Which, of course, they are not. Edric's fans can look forward to his usual sharply realised characters operating in a tense, pressured environment rather than the more laconic drift of Peacetime. Crime aficionados might also enjoy sifting through his literary backlist. While the genre has shifted at least 60 degrees, the calibre of writing has not.

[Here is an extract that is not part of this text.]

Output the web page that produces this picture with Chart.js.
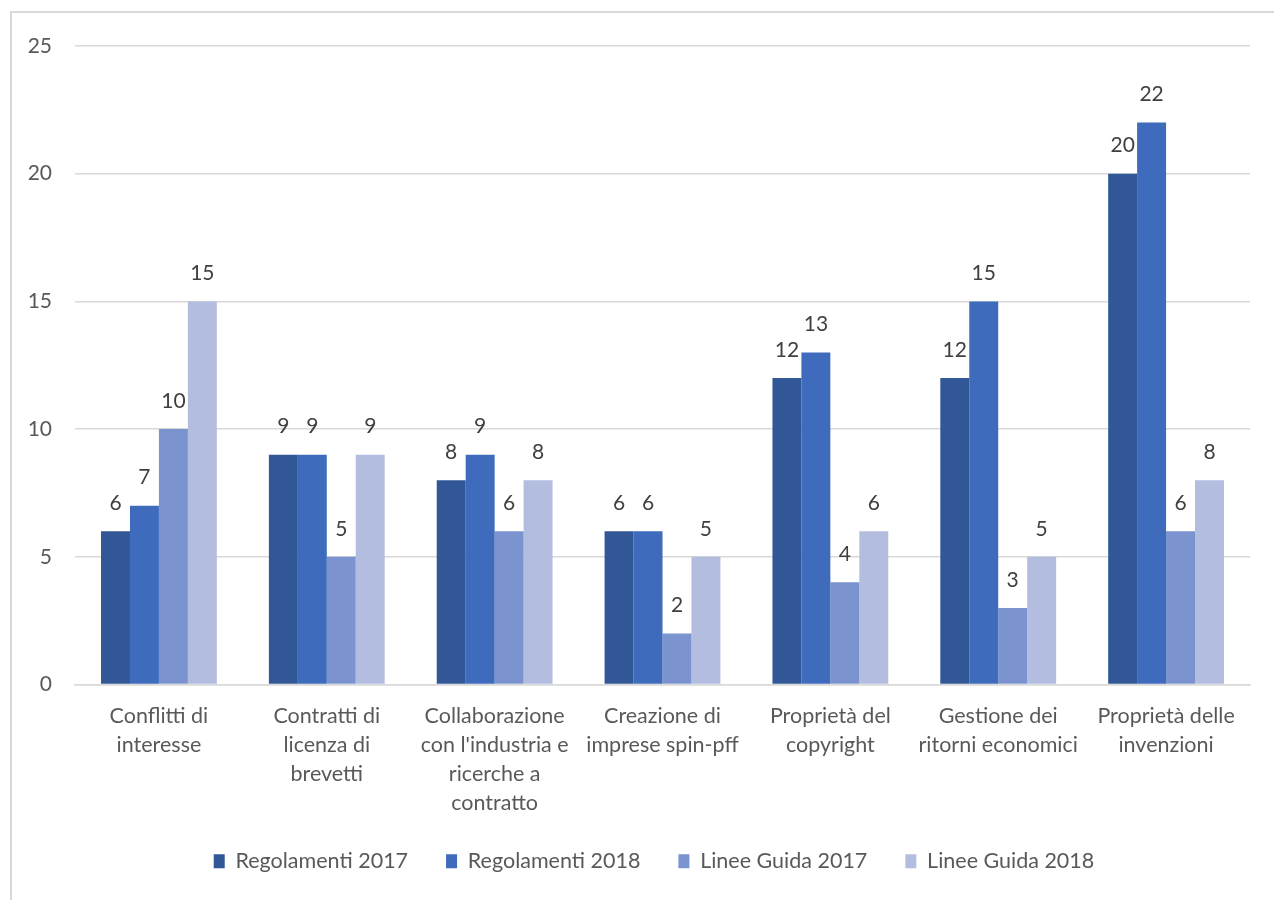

Edric prefers to write a book and have his agent sell it; he has even been known to repay an advance and pull a manuscript out of production that he was not entirely happy with. For the first time, he now has a contract for the remaining books in his crime trilogy. "I had this grand concept called the Song Cycle," he reveals slightly sheepishly. Cradle Song is set in winter and the manuscript for Siren Song, which is set in summer, is already with his agent; Swan Song will be set in the autumn. "If I'd been able to think of another phrase with 'song' in it I'd have got a quarter more money for a quartet," he jests. How about "The Song Remains the Same"? I venture, which hits the right note. He roars with laughter and glugs some more Oyster Bay out of the warming bottle.

Biography

Robert Edric was born (as Gary Edric Armitage) in Sheffield in 1956. He was educated in Sheffield before reading geography at Hull University. Novel-writing proved a wonderful release after the constraints of his doctoral thesis on landscape, structure and space in the Victorian novel. His first novel, Winter Garden, won the 1985 James Tait Black Prize, and its successors include A New Ice Age, Elysium, In Desolate Heaven and The Book of the Heathen. Peacetime was long-listed for the 1992 Man Booker Prize. Cradle Song (Doubleday), the first of a crime trilogy, is his 13th novel. He lives with his wife, a deputy headteacher, in Hornsea, East Yorkshire.